To be done: Set down the data below without change, skipping the pictures it holds.

Collected data:
....................

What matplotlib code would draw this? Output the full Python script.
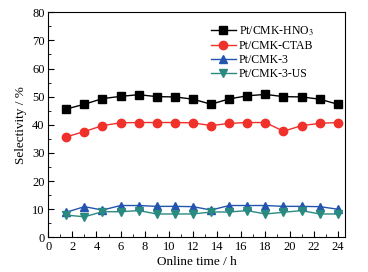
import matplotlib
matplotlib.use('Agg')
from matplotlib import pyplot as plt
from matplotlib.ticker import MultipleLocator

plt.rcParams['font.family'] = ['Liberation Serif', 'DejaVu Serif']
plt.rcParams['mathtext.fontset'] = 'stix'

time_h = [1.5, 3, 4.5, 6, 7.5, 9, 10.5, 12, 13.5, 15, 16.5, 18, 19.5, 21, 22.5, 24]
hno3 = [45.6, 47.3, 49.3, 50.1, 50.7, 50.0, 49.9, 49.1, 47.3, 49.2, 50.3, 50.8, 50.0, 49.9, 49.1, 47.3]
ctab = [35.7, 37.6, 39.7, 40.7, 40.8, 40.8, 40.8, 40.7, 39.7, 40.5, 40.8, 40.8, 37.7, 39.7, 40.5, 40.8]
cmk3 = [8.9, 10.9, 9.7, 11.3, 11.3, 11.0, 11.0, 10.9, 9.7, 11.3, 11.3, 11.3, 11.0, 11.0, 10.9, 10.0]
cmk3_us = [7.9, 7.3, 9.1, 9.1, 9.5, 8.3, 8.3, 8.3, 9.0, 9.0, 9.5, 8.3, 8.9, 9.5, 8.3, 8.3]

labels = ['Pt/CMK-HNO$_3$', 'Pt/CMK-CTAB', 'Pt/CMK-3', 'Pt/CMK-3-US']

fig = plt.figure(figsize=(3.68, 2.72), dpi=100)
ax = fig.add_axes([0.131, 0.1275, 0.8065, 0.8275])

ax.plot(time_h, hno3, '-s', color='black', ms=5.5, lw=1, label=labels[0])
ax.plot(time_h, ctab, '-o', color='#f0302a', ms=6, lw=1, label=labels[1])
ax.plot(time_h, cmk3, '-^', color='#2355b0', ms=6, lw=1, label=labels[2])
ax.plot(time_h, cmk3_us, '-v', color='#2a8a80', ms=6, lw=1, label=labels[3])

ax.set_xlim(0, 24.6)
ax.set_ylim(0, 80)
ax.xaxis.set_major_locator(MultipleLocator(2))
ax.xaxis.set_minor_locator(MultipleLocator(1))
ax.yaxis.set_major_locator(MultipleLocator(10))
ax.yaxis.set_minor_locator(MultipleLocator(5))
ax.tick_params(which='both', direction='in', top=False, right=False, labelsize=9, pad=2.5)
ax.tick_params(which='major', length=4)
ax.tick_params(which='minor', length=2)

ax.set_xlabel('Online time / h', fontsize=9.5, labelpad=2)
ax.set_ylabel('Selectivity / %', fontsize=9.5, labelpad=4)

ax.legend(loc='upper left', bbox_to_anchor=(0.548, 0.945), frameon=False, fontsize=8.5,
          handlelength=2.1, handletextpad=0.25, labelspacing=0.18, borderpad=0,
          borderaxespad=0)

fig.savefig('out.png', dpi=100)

....................

The completed task:
What matplotlib code would draw this? Output the full Python script.
import matplotlib
matplotlib.use('Agg')
from matplotlib import pyplot as plt
from matplotlib.ticker import MultipleLocator

plt.rcParams['font.family'] = ['Liberation Serif', 'DejaVu Serif']
plt.rcParams['mathtext.fontset'] = 'stix'

time_h = [1.5, 3, 4.5, 6, 7.5, 9, 10.5, 12, 13.5, 15, 16.5, 18, 19.5, 21, 22.5, 24]
hno3 = [45.6, 47.3, 49.3, 50.1, 50.7, 50.0, 49.9, 49.1, 47.3, 49.2, 50.3, 50.8, 50.0, 49.9, 49.1, 47.3]
ctab = [35.7, 37.6, 39.7, 40.7, 40.8, 40.8, 40.8, 40.7, 39.7, 40.5, 40.8, 40.8, 37.7, 39.7, 40.5, 40.8]
cmk3 = [8.9, 10.9, 9.7, 11.3, 11.3, 11.0, 11.0, 10.9, 9.7, 11.3, 11.3, 11.3, 11.0, 11.0, 10.9, 10.0]
cmk3_us = [7.9, 7.3, 9.1, 9.1, 9.5, 8.3, 8.3, 8.3, 9.0, 9.0, 9.5, 8.3, 8.9, 9.5, 8.3, 8.3]

labels = ['Pt/CMK-HNO$_3$', 'Pt/CMK-CTAB', 'Pt/CMK-3', 'Pt/CMK-3-US']

fig = plt.figure(figsize=(3.68, 2.72), dpi=100)
ax = fig.add_axes([0.131, 0.1275, 0.8065, 0.8275])

ax.plot(time_h, hno3, '-s', color='black', ms=5.5, lw=1, label=labels[0])
ax.plot(time_h, ctab, '-o', color='#f0302a', ms=6, lw=1, label=labels[1])
ax.plot(time_h, cmk3, '-^', color='#2355b0', ms=6, lw=1, label=labels[2])
ax.plot(time_h, cmk3_us, '-v', color='#2a8a80', ms=6, lw=1, label=labels[3])

ax.set_xlim(0, 24.6)
ax.set_ylim(0, 80)
ax.xaxis.set_major_locator(MultipleLocator(2))
ax.xaxis.set_minor_locator(MultipleLocator(1))
ax.yaxis.set_major_locator(MultipleLocator(10))
ax.yaxis.set_minor_locator(MultipleLocator(5))
ax.tick_params(which='both', direction='in', top=False, right=False, labelsize=9, pad=2.5)
ax.tick_params(which='major', length=4)
ax.tick_params(which='minor', length=2)

ax.set_xlabel('Online time / h', fontsize=9.5, labelpad=2)
ax.set_ylabel('Selectivity / %', fontsize=9.5, labelpad=4)

ax.legend(loc='upper left', bbox_to_anchor=(0.548, 0.945), frameon=False, fontsize=8.5,
          handlelength=2.1, handletextpad=0.25, labelspacing=0.18, borderpad=0,
          borderaxespad=0)

fig.savefig('out.png', dpi=100)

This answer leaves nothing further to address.